Unconventional art from someone on the inside

Wafaa Bilal, an Iraqi-American, is an artist who is unconventional in two ways — to begin, his art does frequently turn bizarre. The other part is unconventional by rebel-art standards — he is a conventional art professor. He has worked in that capacity at both the School of the Art Institute of Chicago and the Tisch School of Arts at NYU.

Bilal is known for two major works of art: Domestic Tension and The 3rd I. Domestic Tension was a 2007 live art installation at the FlatFile Galleries in Chicago. In this installation, Bilal confined himself to a room at the art gallery for a 30-day period. Inside the room was a web-controlled paintball gun and a WebCam that broadcast the proceedings in the room, nonstop. Anyone in the world could log on to the WebCam, see Bilal live and shoot at him with the paintball gun. Each shot would go off with a deafening blast and actually cause mild injury.

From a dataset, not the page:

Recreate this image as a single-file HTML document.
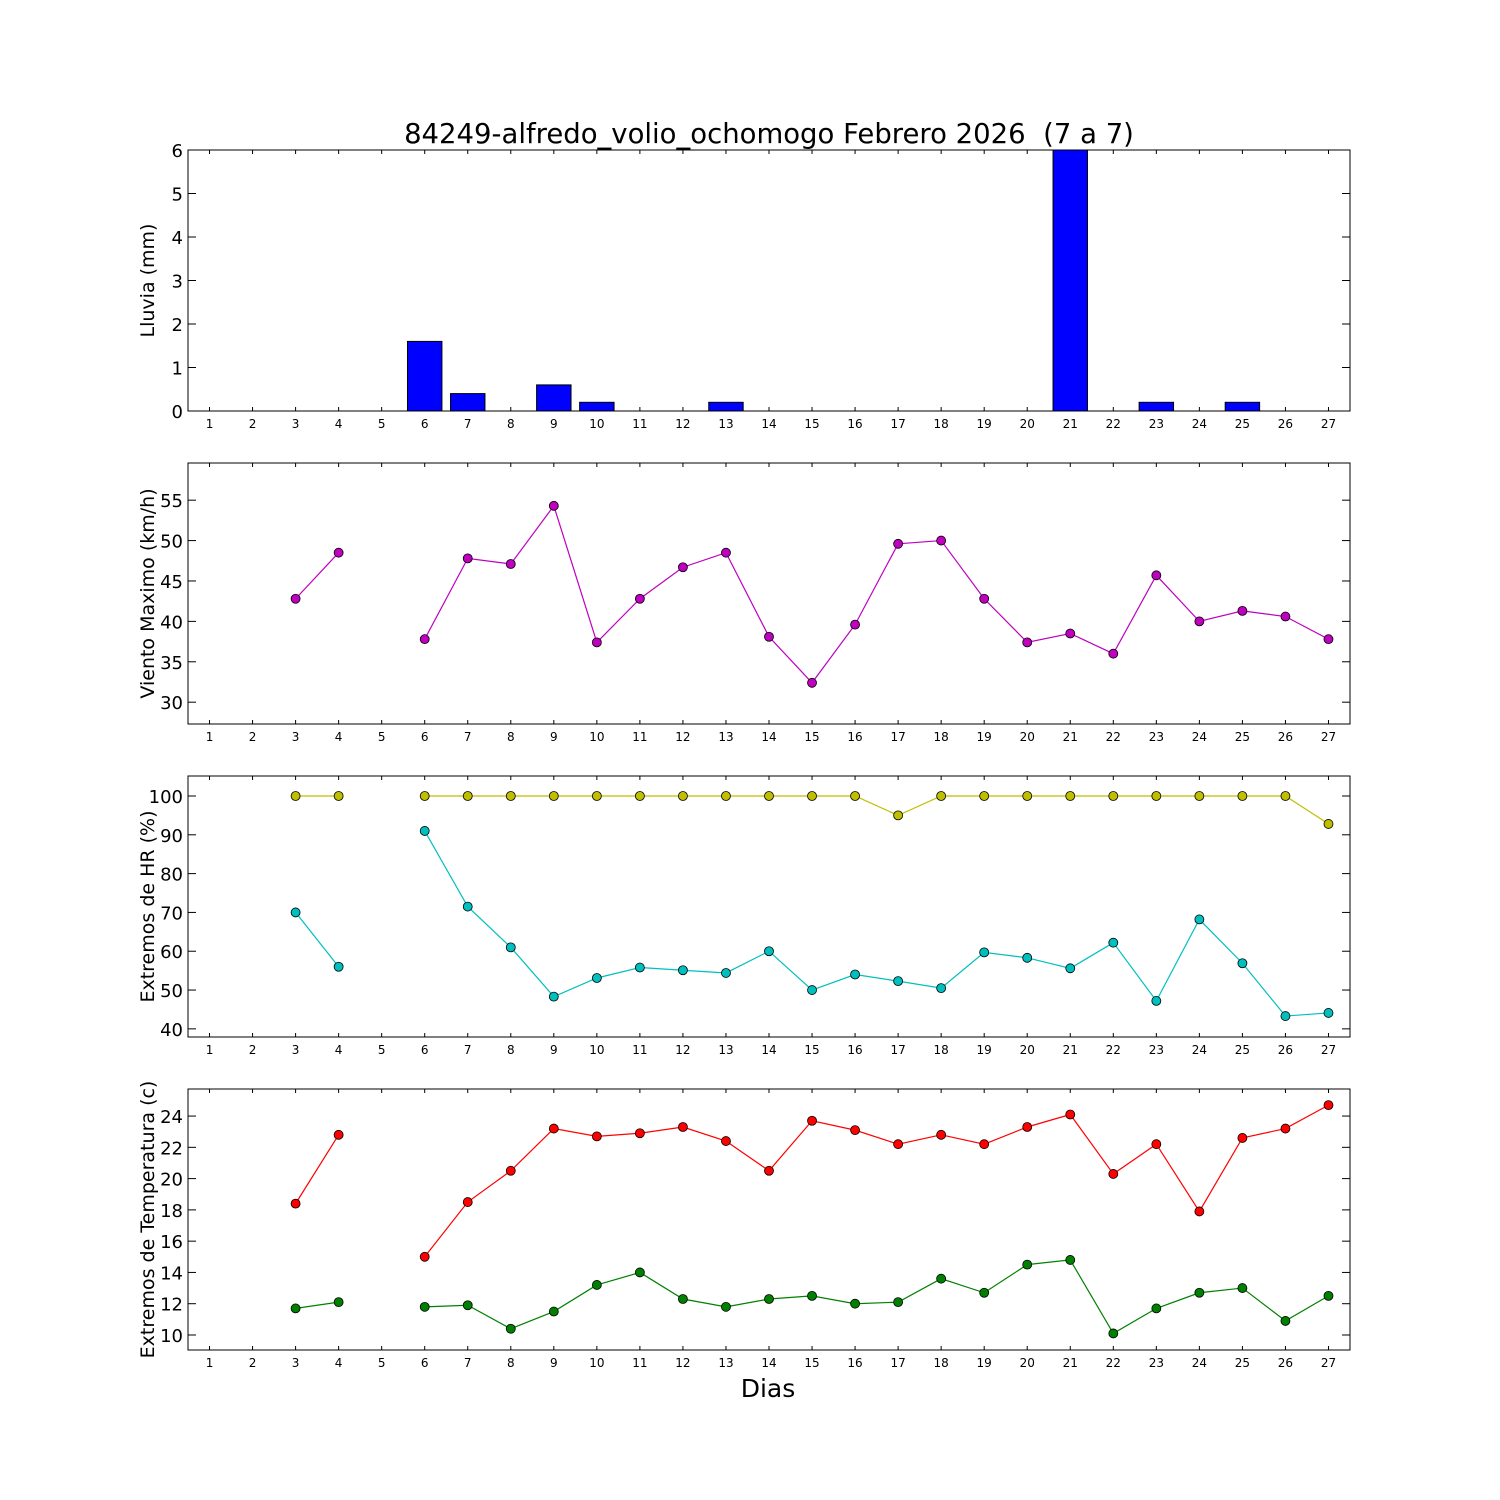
<!DOCTYPE html>
<html><head><meta charset="utf-8"><style>
body{margin:0;background:#fff;}
svg{display:block;font-family:"DejaVu Sans","Liberation Sans",sans-serif;}
</style></head><body>
<svg id="chart" width="1500" height="1500">
<rect width="1500" height="1500" fill="#fff"/>
<text x="769" y="143" font-size="27.5" text-anchor="middle">84249-alfredo_volio_ochomogo Febrero 2026&#160; (7 a 7)</text>
<text x="768" y="1397" font-size="25" text-anchor="middle">Dias</text>
</svg>
<script>
const days = [1,2,3,4,5,6,7,8,9,10,11,12,13,14,15,16,17,18,19,20,21,22,23,24,25,26,27];
const rain = [0,0,0,0,0,1.6,0.4,0,0.6,0.2,0,0,0.2,0,0,0,0,0,0,0,6,0,0.2,0,0.2,0,0];
const wind = [null,null,42.8,48.5,null,37.8,47.8,47.1,54.3,37.4,42.8,46.7,48.5,38.1,32.4,39.6,49.6,50.0,42.8,37.4,38.5,36.0,45.7,40.0,41.3,40.6,37.8];
const hrMax = [null,null,100,100,null,100,100,100,100,100,100,100,100,100,100,100,95,100,100,100,100,100,100,100,100,100,92.8];
const hrMin = [null,null,70,56,null,91,71.5,61,48.3,53.1,55.8,55.1,54.4,60,50,54,52.3,50.5,59.7,58.3,55.6,62.2,47.2,68.2,56.9,43.3,44.1];
const tMax = [null,null,18.4,22.8,null,15.0,18.5,20.5,23.2,22.7,22.9,23.3,22.4,20.5,23.7,23.1,22.2,22.8,22.2,23.3,24.1,20.3,22.2,17.9,22.6,23.2,24.7];
const tMin = [null,null,11.7,12.1,null,11.8,11.9,10.4,11.5,13.2,14.0,12.3,11.8,12.3,12.5,12.0,12.1,13.6,12.7,14.5,14.8,10.1,11.7,12.7,13.0,10.9,12.5];
const rainTicks = [0,1,2,3,4,5,6];
const windTicks = [30,35,40,45,50,55];
const hrTicks = [40,50,60,70,80,90,100];
const tTicks = [10,12,14,16,18,20,22,24];

const NS = "http://www.w3.org/2000/svg";
const svg = document.getElementById('chart');
const X0 = 188, X1 = 1350;
function xs(d){ return X0 + (d - 0.5) * (X1 - X0) / 27; }
function mk(tag, attrs, parent){
  const e = document.createElementNS(NS, tag);
  for (const k in attrs) e.setAttribute(k, attrs[k]);
  (parent || svg).appendChild(e);
  return e;
}
function panel(name, top, bottom, ymin, ymax, ticks, label){
  const g = mk('g', {});
  
  
  const ys = v => bottom - (v - ymin) / (ymax - ymin) * (bottom - top);
  days.forEach(d => {
    const x = xs(d);
    mk('line', {x1:x, x2:x, y1:bottom, y2:bottom-4, stroke:'#000'}, g);
    mk('line', {x1:x, x2:x, y1:top, y2:top+4, stroke:'#000'}, g);
    const t = mk('text', {x:x, y:bottom+17, 'font-size':12, 'text-anchor':'middle'}, g);
    t.textContent = d;
    
    
  });
  ticks.forEach(v => {
    const y = ys(v);
    mk('line', {x1:X0, x2:X0+8, y1:y, y2:y, stroke:'#000'}, g);
    mk('line', {x1:X1, x2:X1-8, y1:y, y2:y, stroke:'#000'}, g);
    const t = mk('text', {x:X0-5, y:y+7, 'font-size':18, 'text-anchor':'end'}, g);
    t.textContent = v;
    
    
  });
  const cy = (top + bottom) / 2;
  const l = mk('text', {x:0, y:0, 'font-size':19, 'text-anchor':'middle', transform:`translate(154,${cy}) rotate(-90)`}, g);
  l.textContent = label;
  
  
  return {g, ys, top, bottom};
}
function frame(p){
  mk('rect', {x:X0, y:p.top, width:X1-X0, height:p.bottom-p.top, fill:'none', stroke:'#000', 'stroke-width':1}, p.g);
}
function series(p, vals, color, name){
  const sg = mk('g', {}, p.g);
  
  
  let seg = [];
  const segs = [];
  vals.forEach((v, i) => {
    if (v === null) { if (seg.length) segs.push(seg); seg = []; }
    else seg.push([xs(days[i]), p.ys(v)]);
  });
  if (seg.length) segs.push(seg);
  segs.forEach(s => {
    const pl = mk('polyline', {points:s.map(q => q.join(',')).join(' '), fill:'none', stroke:color, 'stroke-width':1.2}, sg);
    
    
  });
  vals.forEach((v, i) => {
    if (v === null) return;
    const c = mk('circle', {cx:xs(days[i]), cy:p.ys(v), r:4.5, fill:color, stroke:'#000', 'stroke-width':0.8}, sg);
    
    
  });
}

const p1 = panel('rain', 150, 411, 0, 6, rainTicks, 'Lluvia (mm)');
const w = (X1 - X0) / 27 * 0.8;
rain.forEach((v, i) => {
  const y = p1.ys(Math.min(v, 6));
  const b = mk('rect', {x:xs(days[i]) - w/2, y:y, width:w, height:Math.max(p1.bottom - y, 0), fill:'#0000ff', stroke:'#000', 'stroke-width':1}, p1.g);
  
  
});
frame(p1);

const p2 = panel('wind', 463, 724, 27.3, 59.6, windTicks, 'Viento Maximo (km/h)');
series(p2, wind, '#bf00bf', 'wind-max');
frame(p2);

const p3 = panel('humidity', 776, 1037, 37.9, 105.15, hrTicks, 'Extremos de HR (%)');
series(p3, hrMax, '#bfbf00', 'hr-max');
series(p3, hrMin, '#00bfbf', 'hr-min');
frame(p3);

const p4 = panel('temperature', 1089, 1350, 9.04, 25.73, tTicks, 'Extremos de Temperatura (c)');
series(p4, tMax, '#ff0000', 'temp-max');
series(p4, tMin, '#008000', 'temp-min');
frame(p4);
</script>
</body></html>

The purpose of the art installation was to artistically demonstrate the evils of remote-controlled warfare. At the end of the 30-day period, Bilal suffered posttraumatic stress disorder as if he had actually emerged from a war zone.

The 3rd I was even more controversial. In this art installation, Bilal surgically embedded a camera in the back of his head. The images that it captured as he went about his life were streamed live. The aim was to capture the choices that he left behind every moment that he went forward with the choices that he accepted. While the project was meant to run for a full year, he had to abandon it two months in, for reasons of unbearable pain.

Does shock art matter?

Critics have been debating the value of shock art for decades. Such art often does attract a great deal of curious interest. The Art Newspaper, though, has an interesting viewpoint. When conventional art makes a shocking change, people essentially still relate to it as the art form that they’ve always cared about. Since they care about the art, they care about the change and force themselves to consider what it means.

Shock art, though, tends to be more shock than art; since nearly no one is able to relate to it, they are unlikely to think about it. In this way, it can fail to help anyone change the way they think.